Overlooking written notice. Under European passenger-rights guidance, airlines should provide written information on compensation and assistance when major disruptions occur. Ask for it. A written explanation can clarify whether the carrier is treating your case as delay, cancellation, denied boarding, or something else.
Assuming every inconvenience leads to cash compensation. Not all delays qualify for payment, and not all countries set fixed compensation amounts. The safest evergreen interpretation is this: first establish whether you are owed transport solutions and care, then determine whether compensation is available under the applicable regime.
Forgetting adjacent rights. Flight disruption often spills into baggage, seating, and onward travel. If a delay causes checked baggage issues or forces a last-minute change in hand-luggage strategy, practical trip management matters as much as legal entitlement. Travelers juggling seat choices and irregular operations may also want our Seat Sherlock guide, especially when rebooking puts you back into the seating queue.
Not tailoring the claim. The strongest claims are specific. State your route, operating carrier, booking reference, scheduled and actual arrival times, what assistance was or was not provided, and what remedy you are requesting: compensation, refund, reimbursement, or written confirmation of the carrier’s position.
If your case involves denied boarding or overbooking, be especially careful with terminology. Official European guidance distinguishes involuntary denied boarding from situations involving safety, health, security, or missing travel documents. If the airline says you were not boarded for documentation or compliance reasons, the case may be treated differently than a true overbooking event.
When to revisit
Use this guide as a repeat-check tool, not a one-time read. Revisit it at four moments: when you book an international trip, when your airline or operating carrier changes, when a disruption happens, and when you prepare to file a claim after travel.
Here is a simple action plan you can save:
Before travel
- Check whether your route falls under a country or regional passenger-rights regime.
- Confirm the operating airline, not just the airline selling the ticket.

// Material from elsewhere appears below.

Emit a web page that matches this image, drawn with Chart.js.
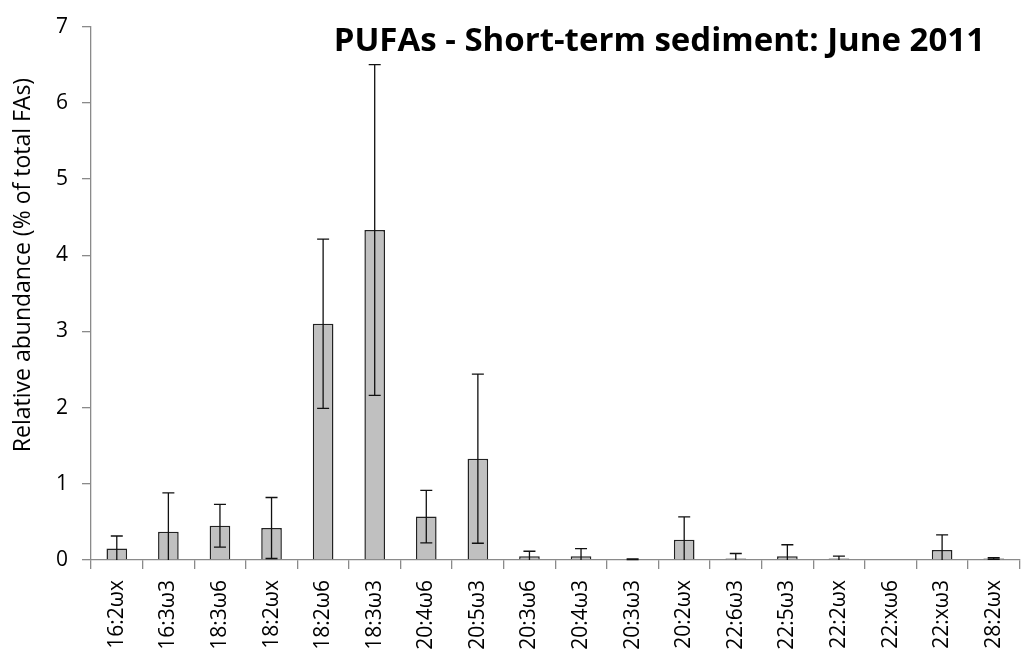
<!DOCTYPE html>
<html>
<head>
<meta charset="utf-8">
<script src="https://cdn.jsdelivr.net/npm/chart.js@4/dist/chart.umd.min.js"></script>
<style>
  html, body { margin: 0; padding: 0; background: #fff; overflow: hidden; }
  #wrap { width: 1030px; height: 659px; }
</style>
</head>
<body>
<div id="wrap"><canvas id="bar-chart" width="1030" height="659"></canvas></div>
<script>
var acidi = ['16:2ωx', '16:3ω3', '18:3ω6', '18:2ωx', '18:2ω6', '18:3ω3', '20:4ω6', '20:5ω3', '20:3ω6',
             '20:4ω3', '20:3ω3', '20:2ωx', '22:6ω3', '22:5ω3', '22:2ωx', '22:xω6', '22:xω3', '28:2ωx'];
var medie = [0.15, 0.37, 0.45, 0.42, 3.10, 4.33, 0.57, 1.33, 0.05, 0.05, 0.01, 0.265, 0.02, 0.05, 0.02, 0.01, 0.13, 0.02];
var errori = [0.165, 0.51, 0.28, 0.40, 1.11, 2.17, 0.345, 1.11, 0.065, 0.10, 0.005, 0.30, 0.065, 0.15, 0.03, 0, 0.2, 0.01];
var tickY = [0, 1, 2, 3, 4, 5, 6, 7];

var titolo = 'PUFAs - Short-term sediment: June 2011';
var titoloY = 'Relative abundance (% of total FAs)';
var font = '"Open Sans", sans-serif';

// barre d'errore disegnate sopra le barre
var erroriPlugin = {
    id: 'erroriPlugin',
    afterDatasetsDraw: function(chart) {
        var ctx = chart.ctx;
        var y = chart.scales.y;
        var meta = chart.getDatasetMeta(0);
        ctx.save();
        ctx.strokeStyle = '#111';
        ctx.lineWidth = 1.3;
        for (var i = 0; i < medie.length; i++) {
            if (!errori[i]) continue;
            var x = meta.data[i].x;
            var alto = y.getPixelForValue(medie[i] + errori[i]);
            var basso = medie[i] - errori[i];
            var yBasso = y.getPixelForValue(Math.max(0, basso));
            ctx.beginPath();
            ctx.moveTo(x, alto);
            ctx.lineTo(x, yBasso);
            ctx.moveTo(x - 6, alto);
            ctx.lineTo(x + 6, alto);
            if (basso > 0) {
                ctx.moveTo(x - 6, yBasso);
                ctx.lineTo(x + 6, yBasso);
            }
            ctx.stroke();
        }
        ctx.restore();
    }
};

// titolo del grafico (dentro l'area, a destra) e titolo dell'asse y
var titoloPlugin = {
    id: 'titoloPlugin',
    afterDraw: function(chart) {
        var ctx = chart.ctx;
        ctx.save();
        ctx.fillStyle = '#000';
        ctx.font = 'bold 33px ' + font;
        ctx.textAlign = 'right';
        ctx.textBaseline = 'alphabetic';
        ctx.fillText(titolo, 985, 51);

        ctx.translate(23, 265);
        ctx.rotate(-Math.PI / 2);
        ctx.font = '23px ' + font;
        ctx.textAlign = 'center';
        ctx.textBaseline = 'middle';
        ctx.fillText(titoloY, 0, 0);
        ctx.restore();
    }
};

var ctx = document.getElementById('bar-chart');
var barChart = new Chart(ctx, {
    type: 'bar',
    data: {
        labels: acidi,
        datasets: [{
            data: medie,
            backgroundColor: '#c0c0c0',
            borderColor: '#222',
            borderWidth: 1.5,
            barPercentage: 0.4,
            categoryPercentage: 1.0
        }]
    },
    options: {
        responsive: false,
        animation: false,
        layout: { padding: { top: 20, right: 4, left: 0, bottom: 0 } },
        plugins: {
            legend: { display: false },
            tooltip: { enabled: false }
        },
        scales: {
            x: {
                offset: true,
                afterFit: function(axis) { axis.height = 99; },
                border: { color: '#8a8a8a', width: 1.3 },
                grid: { offset: true, drawOnChartArea: false, color: '#8a8a8a', tickLength: 9, lineWidth: 1.3 },
                ticks: {
                    minRotation: 90,
                    maxRotation: 90,
                    color: '#000',
                    padding: 11,
                    font: { family: font, size: 21 }
                }
            },
            y: {
                min: 0,
                max: 7,
                afterFit: function(axis) { axis.width = 91; },
                afterBuildTicks: function(axis) {
                    axis.ticks = tickY.map(function(v) { return { value: v }; });
                },
                border: { color: '#8a8a8a', width: 1.3 },
                grid: { drawOnChartArea: false, color: '#8a8a8a', tickLength: 9, lineWidth: 1.3 },
                ticks: {
                    color: '#000',
                    padding: 14,
                    font: { family: font, size: 21 }
                }
            }
        }
    },
    plugins: [erroriPlugin, titoloPlugin]
});
</script>
</body>
</html>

- Read the airline’s delay, cancellation, refund, and denied boarding pages.
- Save customer-service contact methods before you leave for the airport.
During disruption
- Take screenshots of delay notices and gate-board information.
- Ask the airline for written information about your rights and available options.
- Request rebooking or refund guidance first; ask about meals, hotel, and transport if the wait becomes long.
- Keep receipts for any reasonable expenses you had to cover yourself.
After travel
- Calculate your actual arrival time at the final destination on your ticketed journey.
- Submit a direct claim to the airline with documents attached.
- Keep your request focused and factual.
- If the airline rejects the claim, compare its explanation with the applicable passenger-rights framework before escalating.
When the topic needs a fresh check
- Your next trip departs from or arrives in a different legal region.
- You are flying a codeshare or mixed-airline itinerary.
- The airline has redesigned its refund or compensation process.
- There has been a public update to passenger-rights guidance or widespread disruption policy.
The reason this guide remains worth revisiting is simple: compensation law is only half the story. The rest is execution. The traveler who documents the disruption clearly, understands the route-based rules, and asks the airline the right questions usually does better than the traveler who relies on vague memory after the trip is over.
For day-of-travel resilience, combine rights awareness with practical planning: track aircraft rotations, watch inbound delays, understand baggage limits, and leave room for connection risk. Passenger rights are most useful when they support a calm response, not just a later claim.